* DATASET EXTRACT *
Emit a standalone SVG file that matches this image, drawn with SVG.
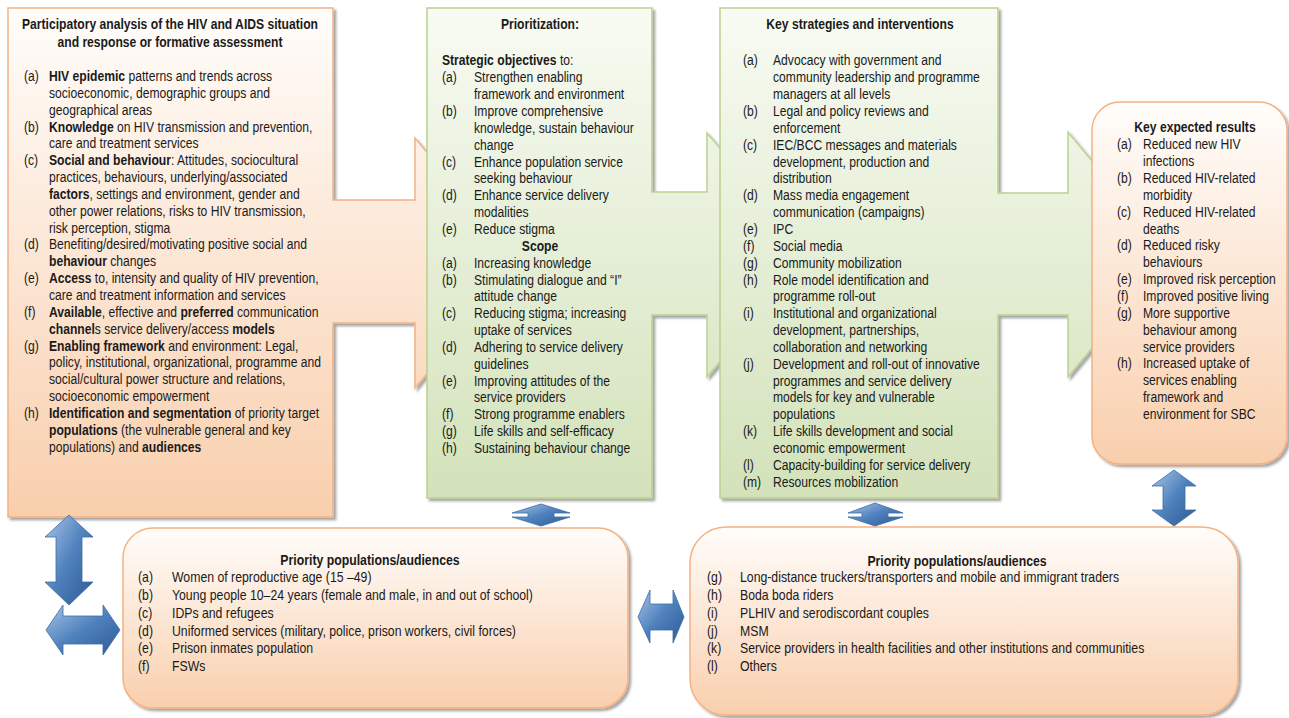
<svg xmlns="http://www.w3.org/2000/svg" width="1289" height="718" viewBox="0 0 1289 718">
<defs>
<linearGradient id="gOr" x1="0" y1="0" x2="0" y2="1"><stop offset="0" stop-color="#fffdfb"/><stop offset="1" stop-color="#f9cfad"/></linearGradient>
<linearGradient id="gGr" x1="0" y1="0" x2="0" y2="1"><stop offset="0" stop-color="#f8fbf3"/><stop offset="1" stop-color="#d3e2ba"/></linearGradient>
<linearGradient id="gBl" x1="0" y1="0" x2="1" y2="1"><stop offset="0" stop-color="#a9c5e8"/><stop offset="0.5" stop-color="#4f81bd"/><stop offset="1" stop-color="#2c5a92"/></linearGradient>
<filter id="sh" x="-5%" y="-5%" width="115%" height="115%"><feDropShadow dx="2.5" dy="2.5" stdDeviation="1.2" flood-color="#000" flood-opacity="0.35"/></filter>
<style>
.or{fill:url(#gOr);stroke:#f4b183;stroke-width:1.5;filter:url(#sh)}
.gr{fill:url(#gGr);stroke:#b9d18f;stroke-width:1.5;filter:url(#sh)}
.ar{fill:url(#gBl);stroke:#3b6ca6;stroke-width:0.8}
text{font-family:"Liberation Sans",Arial,sans-serif;font-size:14.7px;fill:#1a1a1a}
.b{font-weight:bold}
.c{text-anchor:middle}
</style>
</defs>

<g id="situation-analysis">
<path class="or" d="M8,8 H333 V200 H415 V138 L520,263 L415,388 V323 H333 V517 H8 Z"/>
<g transform="scale(0.825,1)">
<text class="b c" x="206.06" y="29.5">Participatory analysis of the HIV and AIDS situation</text>
<text class="b c" x="206.06" y="47.5">and response or formative assessment</text>
<text x="29.09" y="81">(a)</text><text x="59.39" y="81"><tspan class="b">HIV epidemic</tspan> patterns and trends across</text>
<text x="59.39" y="97.9">socioeconomic, demographic groups and</text>
<text x="59.39" y="114.7">geographical areas</text>
<text x="29.09" y="131.6">(b)</text><text x="59.39" y="131.6"><tspan class="b">Knowledge</tspan> on HIV transmission and prevention,</text>
<text x="59.39" y="148.4">care and treatment services</text>
<text x="29.09" y="165.3">(c)</text><text x="59.39" y="165.3"><tspan class="b">Social and behaviour</tspan>: Attitudes, sociocultural</text>
<text x="59.39" y="182.1">practices, behaviours, underlying/associated</text>
<text x="59.39" y="199"><tspan class="b">factors</tspan>, settings and environment, gender and</text>
<text x="59.39" y="215.8">other power relations, risks to HIV transmission,</text>
<text x="59.39" y="232.7">risk perception, stigma</text>
<text x="29.09" y="249.5">(d)</text><text x="59.39" y="249.5">Benefiting/desired/motivating positive social and</text>
<text x="59.39" y="266.4"><tspan class="b">behaviour</tspan> changes</text>
<text x="29.09" y="283.2">(e)</text><text x="59.39" y="283.2"><tspan class="b">Access</tspan> to, intensity and quality of HIV prevention,</text>
<text x="59.39" y="300.1">care and treatment information and services</text>
<text x="29.09" y="316.9">(f)</text><text x="59.39" y="316.9"><tspan class="b">Available</tspan>, effective and <tspan class="b">preferred</tspan> communication</text>
<text x="59.39" y="333.8"><tspan class="b">channel</tspan>s service delivery/access <tspan class="b">models</tspan></text>
<text x="29.09" y="350.6">(g)</text><text x="59.39" y="350.6"><tspan class="b">Enabling framework</tspan> and environment: Legal,</text>
<text x="59.39" y="367.5">policy, institutional, organizational, programme and</text>
<text x="59.39" y="384.3">social/cultural power structure and relations,</text>
<text x="59.39" y="401.2">socioeconomic empowerment</text>
<text x="29.09" y="418">(h)</text><text x="59.39" y="418"><tspan class="b">Identification and segmentation</tspan> of priority target</text>
<text x="59.39" y="434.9"><tspan class="b">populations</tspan> (the vulnerable general and key</text>
<text x="59.39" y="451.7">populations) and <tspan class="b">audiences</tspan></text>
</g>
</g>

<g id="prioritization">
<path class="gr" d="M427,8 H652 V192 H707 V133 L812,255 L707,377 V315 H652 V498 H427 Z"/>
<g transform="scale(0.825,1)">
<text class="b c" x="654.55" y="29.5">Prioritization:</text>
<text x="535.76" y="65.5"><tspan class="b">Strategic objectives</tspan> to:</text>
<text x="535.76" y="82.4">(a)</text><text x="574.55" y="82.4">Strengthen enabling</text>
<text x="574.55" y="99.2">framework and environment</text>
<text x="535.76" y="116.1">(b)</text><text x="574.55" y="116.1">Improve comprehensive</text>
<text x="574.55" y="132.9">knowledge, sustain behaviour</text>
<text x="574.55" y="149.8">change</text>
<text x="535.76" y="166.6">(c)</text><text x="574.55" y="166.6">Enhance population service</text>
<text x="574.55" y="183.5">seeking behaviour</text>
<text x="535.76" y="200.3">(d)</text><text x="574.55" y="200.3">Enhance service delivery</text>
<text x="574.55" y="217.2">modalities</text>
<text x="535.76" y="234">(e)</text><text x="574.55" y="234">Reduce stigma</text>
<text class="b c" x="654.55" y="250.9">Scope</text>
<text x="535.76" y="267.7">(a)</text><text x="574.55" y="267.7">Increasing knowledge</text>
<text x="535.76" y="284.6">(b)</text><text x="574.55" y="284.6">Stimulating dialogue and “I”</text>
<text x="574.55" y="301.4">attitude change</text>
<text x="535.76" y="318.3">(c)</text><text x="574.55" y="318.3">Reducing stigma; increasing</text>
<text x="574.55" y="335.1">uptake of services</text>
<text x="535.76" y="352">(d)</text><text x="574.55" y="352">Adhering to service delivery</text>
<text x="574.55" y="368.8">guidelines</text>
<text x="535.76" y="385.7">(e)</text><text x="574.55" y="385.7">Improving attitudes of the</text>
<text x="574.55" y="402.5">service providers</text>
<text x="535.76" y="419.4">(f)</text><text x="574.55" y="419.4">Strong programme enablers</text>
<text x="535.76" y="436.2">(g)</text><text x="574.55" y="436.2">Life skills and self-efficacy</text>
<text x="535.76" y="453.1">(h)</text><text x="574.55" y="453.1">Sustaining behaviour change</text>
</g>
</g>

<g id="strategies">
<path class="gr" d="M720,8 H998 V193 H1068 V132 L1170,255 L1068,377 V315 H998 V498 H720 Z"/>
<g transform="scale(0.825,1)">
<text class="b c" x="1042.42" y="29.5">Key strategies and interventions</text>
<text x="900.61" y="65.5">(a)</text><text x="936.97" y="65.5">Advocacy with government and</text>
<text x="936.97" y="82.4">community leadership and programme</text>
<text x="936.97" y="99.2">managers at all levels</text>
<text x="900.61" y="116.1">(b)</text><text x="936.97" y="116.1">Legal and policy reviews and</text>
<text x="936.97" y="132.9">enforcement</text>
<text x="900.61" y="149.8">(c)</text><text x="936.97" y="149.8">IEC/BCC messages and materials</text>
<text x="936.97" y="166.6">development, production and</text>
<text x="936.97" y="183.5">distribution</text>
<text x="900.61" y="200.3">(d)</text><text x="936.97" y="200.3">Mass media engagement</text>
<text x="936.97" y="217.2">communication (campaigns)</text>
<text x="900.61" y="234">(e)</text><text x="936.97" y="234">IPC</text>
<text x="900.61" y="250.9">(f)</text><text x="936.97" y="250.9">Social media</text>
<text x="900.61" y="267.7">(g)</text><text x="936.97" y="267.7">Community mobilization</text>
<text x="900.61" y="284.6">(h)</text><text x="936.97" y="284.6">Role model identification and</text>
<text x="936.97" y="301.4">programme roll-out</text>
<text x="900.61" y="318.3">(i)</text><text x="936.97" y="318.3">Institutional and organizational</text>
<text x="936.97" y="335.1">development, partnerships,</text>
<text x="936.97" y="352">collaboration and networking</text>
<text x="900.61" y="368.8">(j)</text><text x="936.97" y="368.8">Development and roll-out of innovative</text>
<text x="936.97" y="385.7">programmes and service delivery</text>
<text x="936.97" y="402.5">models for key and vulnerable</text>
<text x="936.97" y="419.4">populations</text>
<text x="900.61" y="436.2">(k)</text><text x="936.97" y="436.2">Life skills development and social</text>
<text x="936.97" y="453.1">economic empowerment</text>
<text x="900.61" y="469.9">(l)</text><text x="936.97" y="469.9">Capacity-building for service delivery</text>
<text x="900.61" y="486.8">(m)</text><text x="936.97" y="486.8">Resources mobilization</text>
</g>
</g>

<g id="results">
<rect class="or" x="1092" y="102" width="195" height="362" rx="28"/>
<g transform="scale(0.825,1)">
<text class="b c" x="1448.48" y="132.5">Key expected results</text>
<text x="1353.94" y="149.4">(a)</text><text x="1385.45" y="149.4">Reduced new HIV</text>
<text x="1385.45" y="166.3">infections</text>
<text x="1353.94" y="183.1">(b)</text><text x="1385.45" y="183.1">Reduced HIV-related</text>
<text x="1385.45" y="200">morbidity</text>
<text x="1353.94" y="216.8">(c)</text><text x="1385.45" y="216.8">Reduced HIV-related</text>
<text x="1385.45" y="233.7">deaths</text>
<text x="1353.94" y="250.5">(d)</text><text x="1385.45" y="250.5">Reduced risky</text>
<text x="1385.45" y="267.4">behaviours</text>
<text x="1353.94" y="284.2">(e)</text><text x="1385.45" y="284.2">Improved risk perception</text>
<text x="1353.94" y="301.1">(f)</text><text x="1385.45" y="301.1">Improved positive living</text>
<text x="1353.94" y="317.9">(g)</text><text x="1385.45" y="317.9">More supportive</text>
<text x="1385.45" y="334.8">behaviour among</text>
<text x="1385.45" y="351.6">service providers</text>
<text x="1353.94" y="368.5">(h)</text><text x="1385.45" y="368.5">Increased uptake of</text>
<text x="1385.45" y="385.3">services enabling</text>
<text x="1385.45" y="402.2">framework and</text>
<text x="1385.45" y="419">environment for SBC</text>
</g>
</g>

<g id="priority-populations-1">
<rect class="or" x="123" y="528" width="505" height="180" rx="30"/>
<g transform="scale(0.835,1)">
<text class="b c" x="443.11" y="565">Priority populations/audiences</text>
<text x="165.27" y="582.5">(a)</text><text x="205.99" y="582.5">Women of reproductive age (15 –49)</text>
<text x="165.27" y="600.2">(b)</text><text x="205.99" y="600.2">Young people 10–24 years (female and male, in and out of school)</text>
<text x="165.27" y="617.9">(c)</text><text x="205.99" y="617.9">IDPs and refugees</text>
<text x="165.27" y="635.6">(d)</text><text x="205.99" y="635.6">Uniformed services (military, police, prison workers, civil forces)</text>
<text x="165.27" y="653.3">(e)</text><text x="205.99" y="653.3">Prison inmates population</text>
<text x="165.27" y="671">(f)</text><text x="205.99" y="671">FSWs</text>
</g>
</g>

<g id="priority-populations-2">
<rect class="or" x="690" y="527" width="548" height="188" rx="36"/>
<g transform="scale(0.835,1)">
<text class="b c" x="1146.11" y="566">Priority populations/audiences</text>
<text x="846.71" y="582.5">(g)</text><text x="886.23" y="582.5">Long-distance truckers/transporters and mobile and immigrant traders</text>
<text x="846.71" y="600.2">(h)</text><text x="886.23" y="600.2">Boda boda riders</text>
<text x="846.71" y="617.9">(i)</text><text x="886.23" y="617.9">PLHIV and serodiscordant couples</text>
<text x="846.71" y="635.6">(j)</text><text x="886.23" y="635.6">MSM</text>
<text x="846.71" y="653.3">(k)</text><text x="886.23" y="653.3">Service providers in health facilities and other institutions and communities</text>
<text x="846.71" y="671">(l)</text><text x="886.23" y="671">Others</text>
</g>
</g>

<g id="connectors">
<path class="ar" d="M69,515 L93,537 L82,537 L82,582 L93,582 L69,605 L45,582 L56,582 L56,537 L45,537 Z"/>
<path class="ar" d="M46,630 L63,605 L63,616 L103,616 L103,605 L120,630 L103,655 L103,644 L63,644 L63,655 Z"/>
<path class="ar" d="M541,504 L570,513 L554,513 L554,517 L570,517 L541,526 L512,517 L528,517 L528,513 L512,513 Z"/>
<path class="ar" d="M875,503 L903,513 L888,513 L888,517 L903,517 L875,526 L848,517 L862,517 L862,513 L848,513 Z"/>
<path class="ar" d="M1174,470 L1196,486 L1185,486 L1185,510 L1196,510 L1174,526 L1152,510 L1163,510 L1163,486 L1152,486 Z"/>
<path class="ar" d="M638,617 L650,590 L650,604 L673,604 L673,590 L684,617 L673,643 L673,630 L650,630 L650,643 Z"/>
</g>
</svg>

* TASK OBJECTIVE *
Copy each line above that contains the string "with".

* RESULT OF THE EXERCISE *
Emit a standalone SVG file that matches this image, drawn with SVG.
<text x="900.61" y="65.5">(a)</text><text x="936.97" y="65.5">Advocacy with government and</text>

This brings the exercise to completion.